> _Dataset content_:
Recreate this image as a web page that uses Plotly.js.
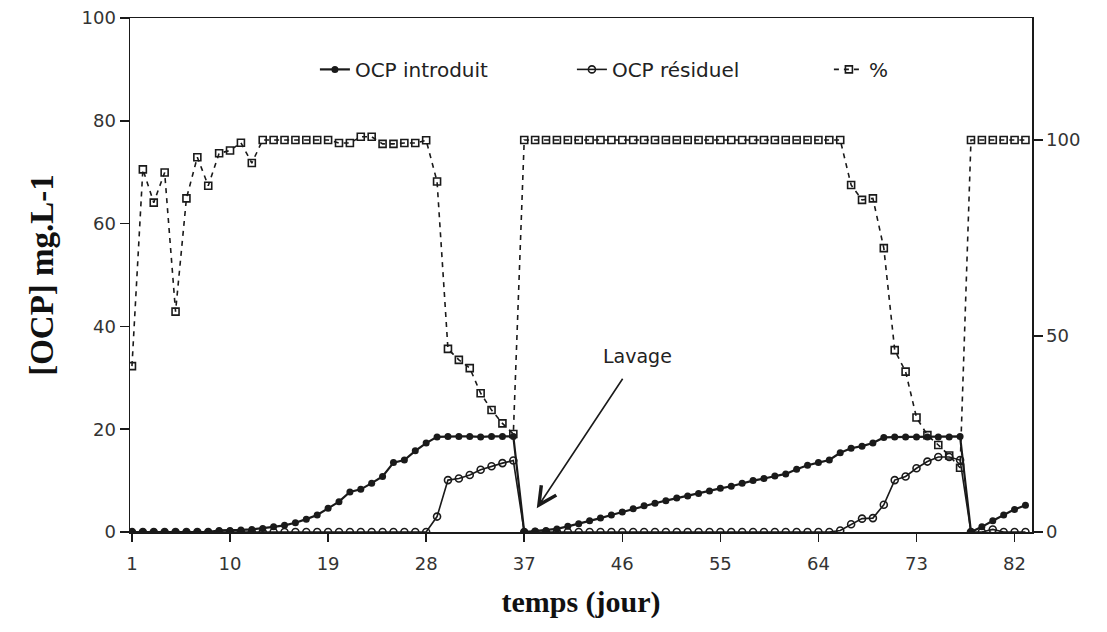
<!DOCTYPE html>
<html>
<head>
<meta charset="utf-8">
<script src="https://cdn.plot.ly/plotly-3.0.1.min.js"></script>
<style>html,body{margin:0;padding:0;background:#fff;}#chart{width:1107px;height:632px;}</style>
</head>
<body>
<div id="chart"></div>
<script>
// Days (jour)
const days = Array.from({length: 83}, (_, i) => i + 1);

// OCP introduit (mg.L-1), days 1..83
const ocpIntroduit = [
  0, 0, 0, 0, 0, 0, 0, 0, 0.3, 0.3,
  0.4, 0.5, 0.7, 1.0, 1.3, 1.8, 2.5, 3.3, 4.6, 5.9,
  7.8, 8.3, 9.5, 10.8, 13.5, 14.0, 15.8, 17.3, 18.5, 18.6,
  18.6, 18.6, 18.5, 18.6, 18.6, 18.6, 0, 0.2, 0.3, 0.6,
  1.1, 1.6, 2.2, 2.7, 3.3, 3.9, 4.5, 5.1, 5.6, 6.1,
  6.6, 7.0, 7.5, 8.0, 8.5, 8.9, 9.5, 10.0, 10.4, 10.9,
  11.3, 12.2, 13.0, 13.5, 14.0, 15.4, 16.3, 16.7, 17.3, 18.4,
  18.5, 18.5, 18.5, 18.5, 18.5, 18.5, 18.6, 0, 1.0, 2.2,
  3.3, 4.4, 5.2
];

// OCP résiduel (mg.L-1), days 1..83
const ocpResiduel = [
  0, 0, 0, 0, 0, 0, 0, 0, 0, 0,
  0, 0, 0, 0, 0, 0, 0, 0, 0, 0,
  0, 0, 0, 0, 0, 0, 0, 0, 3.0, 10.1,
  10.4, 11.1, 12.1, 12.8, 13.4, 13.9, 0, 0, 0, 0,
  0, 0, 0, 0, 0, 0, 0, 0, 0, 0,
  0, 0, 0, 0, 0, 0, 0, 0, 0, 0,
  0, 0, 0, 0, 0, 0.3, 1.5, 2.6, 2.7, 5.3,
  10.1, 10.8, 12.4, 13.7, 14.6, 14.6, 14.0, 0, 0, 0.5,
  0, 0, 0
];

// % (right axis), days 1..83
const pourcent = [
  42.3, 92.5, 84.0, 91.7, 56.2, 85.1, 95.6, 88.3, 96.6, 97.3,
  99.3, 94.1, 100, 100, 100, 100, 100, 100, 100, 99.2,
  99.2, 100.8, 100.8, 99.0, 99.0, 99.2, 99.2, 99.9, 89.4, 46.7,
  43.9, 41.8, 35.4, 31.1, 27.7, 25.0, 100, 100, 100, 100,
  100, 100, 100, 100, 100, 100, 100, 100, 100, 100,
  100, 100, 100, 100, 100, 100, 100, 100, 100, 100,
  100, 100, 100, 100, 100, 100, 88.5, 84.7, 85.1, 72.4,
  46.4, 40.9, 29.2, 24.7, 22.2, 19.5, 16.4, 100, 100, 100,
  100, 100, 100
];

const xTicks = [1, 10, 19, 28, 37, 46, 55, 64, 73, 82];
const yTicks = [0, 20, 40, 60, 80, 100];
const y2Ticks = [0, 50, 100];
const seriesNames = ['OCP introduit', 'OCP résiduel', '%'];
const lavage = {text: 'Lavage', day: 38.15, value: 4.6, textDay: 47.4, textValue: 34.2};

const ink = '#1a1a1a';
const tickFont = {family: 'DejaVu Sans, sans-serif', size: 18, color: '#333'};

const traces = [
  {
    x: days, y: ocpIntroduit, name: seriesNames[0], type: 'scatter', mode: 'lines+markers',
    line: {color: ink, width: 2.2},
    marker: {symbol: 'circle', size: 7, color: ink, line: {color: ink, width: 0}}
  },
  {
    x: days, y: ocpResiduel, name: seriesNames[1], type: 'scatter', mode: 'lines+markers',
    line: {color: ink, width: 1.6},
    marker: {symbol: 'circle-open', size: 7, color: ink, line: {color: ink, width: 1.6}}
  },
  {
    x: days, y: pourcent, name: seriesNames[2], type: 'scatter', mode: 'lines+markers', yaxis: 'y2',
    line: {color: ink, width: 1.6, dash: '5px,5px'},
    marker: {symbol: 'square-open', size: 7, color: ink, line: {color: ink, width: 1.6}}
  }
];

const layout = {
  width: 1107, height: 632,
  margin: {l: 130, r: 75, t: 18, b: 100},
  paper_bgcolor: '#fff', plot_bgcolor: '#fff',
  showlegend: true,
  legend: {
    orientation: 'h', x: 0.205, xanchor: 'left', y: 0.9, yanchor: 'middle',
    font: {family: 'DejaVu Sans, sans-serif', size: 20, color: '#222'},
    bgcolor: 'rgba(0,0,0,0)', itemwidth: 30,
    entrywidth: 212, entrywidthmode: 'pixels'
  },
  xaxis: {
    range: [0.82, 83.6], tickvals: xTicks, ticktext: xTicks.map(String),
    ticks: 'outside', ticklen: 8, tickwidth: 1.5, tickcolor: ink,
    ticklabelstandoff: 7,
    showline: true, linecolor: ink, linewidth: 1.5, mirror: true,
    showgrid: false, zeroline: false, tickfont: tickFont,
    title: {text: 'temps (jour)', font: {family: 'Liberation Serif, serif', size: 30, color: '#111', weight: 'bold'}, standoff: 18},
    automargin: false
  },
  yaxis: {
    range: [0, 100], tickvals: yTicks,
    ticks: 'outside', ticklen: 9, tickwidth: 1.5, tickcolor: ink,
    showline: true, linecolor: ink, linewidth: 1.5,
    showgrid: false, zeroline: false, tickfont: tickFont,
    title: {text: '[OCP] mg.L-1', font: {family: 'Liberation Serif, serif', size: 33, color: '#111', weight: 'bold'}, standoff: 18},
    automargin: false
  },
  yaxis2: {
    range: [0, 131.1], tickvals: y2Ticks, overlaying: 'y', side: 'right',
    ticks: 'outside', ticklen: 9, tickwidth: 1.5, tickcolor: ink,
    showline: true, linecolor: ink, linewidth: 1.5,
    showgrid: false, zeroline: false, tickfont: tickFont,
    automargin: false
  },
  annotations: [{
    x: lavage.day, y: lavage.value, xref: 'x', yref: 'y',
    ax: lavage.textDay, ay: lavage.textValue, axref: 'x', ayref: 'y',
    text: lavage.text, showarrow: true, arrowhead: 5, arrowsize: 2.2, arrowwidth: 1.6,
    arrowcolor: ink, startstandoff: 12,
    font: {family: 'DejaVu Sans, sans-serif', size: 19, color: '#222'}
  }]
};

Plotly.newPlot('chart', traces, layout, {displayModeBar: false, staticPlot: true});
</script>
</body>
</html>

> _Task objective_: Take the listing above and print it exactly, apart from the pictures.

> _The answer_:
Recreate this image as a web page that uses Plotly.js.
<!DOCTYPE html>
<html>
<head>
<meta charset="utf-8">
<script src="https://cdn.plot.ly/plotly-3.0.1.min.js"></script>
<style>html,body{margin:0;padding:0;background:#fff;}#chart{width:1107px;height:632px;}</style>
</head>
<body>
<div id="chart"></div>
<script>
// Days (jour)
const days = Array.from({length: 83}, (_, i) => i + 1);

// OCP introduit (mg.L-1), days 1..83
const ocpIntroduit = [
  0, 0, 0, 0, 0, 0, 0, 0, 0.3, 0.3,
  0.4, 0.5, 0.7, 1.0, 1.3, 1.8, 2.5, 3.3, 4.6, 5.9,
  7.8, 8.3, 9.5, 10.8, 13.5, 14.0, 15.8, 17.3, 18.5, 18.6,
  18.6, 18.6, 18.5, 18.6, 18.6, 18.6, 0, 0.2, 0.3, 0.6,
  1.1, 1.6, 2.2, 2.7, 3.3, 3.9, 4.5, 5.1, 5.6, 6.1,
  6.6, 7.0, 7.5, 8.0, 8.5, 8.9, 9.5, 10.0, 10.4, 10.9,
  11.3, 12.2, 13.0, 13.5, 14.0, 15.4, 16.3, 16.7, 17.3, 18.4,
  18.5, 18.5, 18.5, 18.5, 18.5, 18.5, 18.6, 0, 1.0, 2.2,
  3.3, 4.4, 5.2
];

// OCP résiduel (mg.L-1), days 1..83
const ocpResiduel = [
  0, 0, 0, 0, 0, 0, 0, 0, 0, 0,
  0, 0, 0, 0, 0, 0, 0, 0, 0, 0,
  0, 0, 0, 0, 0, 0, 0, 0, 3.0, 10.1,
  10.4, 11.1, 12.1, 12.8, 13.4, 13.9, 0, 0, 0, 0,
  0, 0, 0, 0, 0, 0, 0, 0, 0, 0,
  0, 0, 0, 0, 0, 0, 0, 0, 0, 0,
  0, 0, 0, 0, 0, 0.3, 1.5, 2.6, 2.7, 5.3,
  10.1, 10.8, 12.4, 13.7, 14.6, 14.6, 14.0, 0, 0, 0.5,
  0, 0, 0
];

// % (right axis), days 1..83
const pourcent = [
  42.3, 92.5, 84.0, 91.7, 56.2, 85.1, 95.6, 88.3, 96.6, 97.3,
  99.3, 94.1, 100, 100, 100, 100, 100, 100, 100, 99.2,
  99.2, 100.8, 100.8, 99.0, 99.0, 99.2, 99.2, 99.9, 89.4, 46.7,
  43.9, 41.8, 35.4, 31.1, 27.7, 25.0, 100, 100, 100, 100,
  100, 100, 100, 100, 100, 100, 100, 100, 100, 100,
  100, 100, 100, 100, 100, 100, 100, 100, 100, 100,
  100, 100, 100, 100, 100, 100, 88.5, 84.7, 85.1, 72.4,
  46.4, 40.9, 29.2, 24.7, 22.2, 19.5, 16.4, 100, 100, 100,
  100, 100, 100
];

const xTicks = [1, 10, 19, 28, 37, 46, 55, 64, 73, 82];
const yTicks = [0, 20, 40, 60, 80, 100];
const y2Ticks = [0, 50, 100];
const seriesNames = ['OCP introduit', 'OCP résiduel', '%'];
const lavage = {text: 'Lavage', day: 38.15, value: 4.6, textDay: 47.4, textValue: 34.2};

const ink = '#1a1a1a';
const tickFont = {family: 'DejaVu Sans, sans-serif', size: 18, color: '#333'};

const traces = [
  {
    x: days, y: ocpIntroduit, name: seriesNames[0], type: 'scatter', mode: 'lines+markers',
    line: {color: ink, width: 2.2},
    marker: {symbol: 'circle', size: 7, color: ink, line: {color: ink, width: 0}}
  },
  {
    x: days, y: ocpResiduel, name: seriesNames[1], type: 'scatter', mode: 'lines+markers',
    line: {color: ink, width: 1.6},
    marker: {symbol: 'circle-open', size: 7, color: ink, line: {color: ink, width: 1.6}}
  },
  {
    x: days, y: pourcent, name: seriesNames[2], type: 'scatter', mode: 'lines+markers', yaxis: 'y2',
    line: {color: ink, width: 1.6, dash: '5px,5px'},
    marker: {symbol: 'square-open', size: 7, color: ink, line: {color: ink, width: 1.6}}
  }
];

const layout = {
  width: 1107, height: 632,
  margin: {l: 130, r: 75, t: 18, b: 100},
  paper_bgcolor: '#fff', plot_bgcolor: '#fff',
  showlegend: true,
  legend: {
    orientation: 'h', x: 0.205, xanchor: 'left', y: 0.9, yanchor: 'middle',
    font: {family: 'DejaVu Sans, sans-serif', size: 20, color: '#222'},
    bgcolor: 'rgba(0,0,0,0)', itemwidth: 30,
    entrywidth: 212, entrywidthmode: 'pixels'
  },
  xaxis: {
    range: [0.82, 83.6], tickvals: xTicks, ticktext: xTicks.map(String),
    ticks: 'outside', ticklen: 8, tickwidth: 1.5, tickcolor: ink,
    ticklabelstandoff: 7,
    showline: true, linecolor: ink, linewidth: 1.5, mirror: true,
    showgrid: false, zeroline: false, tickfont: tickFont,
    title: {text: 'temps (jour)', font: {family: 'Liberation Serif, serif', size: 30, color: '#111', weight: 'bold'}, standoff: 18},
    automargin: false
  },
  yaxis: {
    range: [0, 100], tickvals: yTicks,
    ticks: 'outside', ticklen: 9, tickwidth: 1.5, tickcolor: ink,
    showline: true, linecolor: ink, linewidth: 1.5,
    showgrid: false, zeroline: false, tickfont: tickFont,
    title: {text: '[OCP] mg.L-1', font: {family: 'Liberation Serif, serif', size: 33, color: '#111', weight: 'bold'}, standoff: 18},
    automargin: false
  },
  yaxis2: {
    range: [0, 131.1], tickvals: y2Ticks, overlaying: 'y', side: 'right',
    ticks: 'outside', ticklen: 9, tickwidth: 1.5, tickcolor: ink,
    showline: true, linecolor: ink, linewidth: 1.5,
    showgrid: false, zeroline: false, tickfont: tickFont,
    automargin: false
  },
  annotations: [{
    x: lavage.day, y: lavage.value, xref: 'x', yref: 'y',
    ax: lavage.textDay, ay: lavage.textValue, axref: 'x', ayref: 'y',
    text: lavage.text, showarrow: true, arrowhead: 5, arrowsize: 2.2, arrowwidth: 1.6,
    arrowcolor: ink, startstandoff: 12,
    font: {family: 'DejaVu Sans, sans-serif', size: 19, color: '#222'}
  }]
};

Plotly.newPlot('chart', traces, layout, {displayModeBar: false, staticPlot: true});
</script>
</body>
</html>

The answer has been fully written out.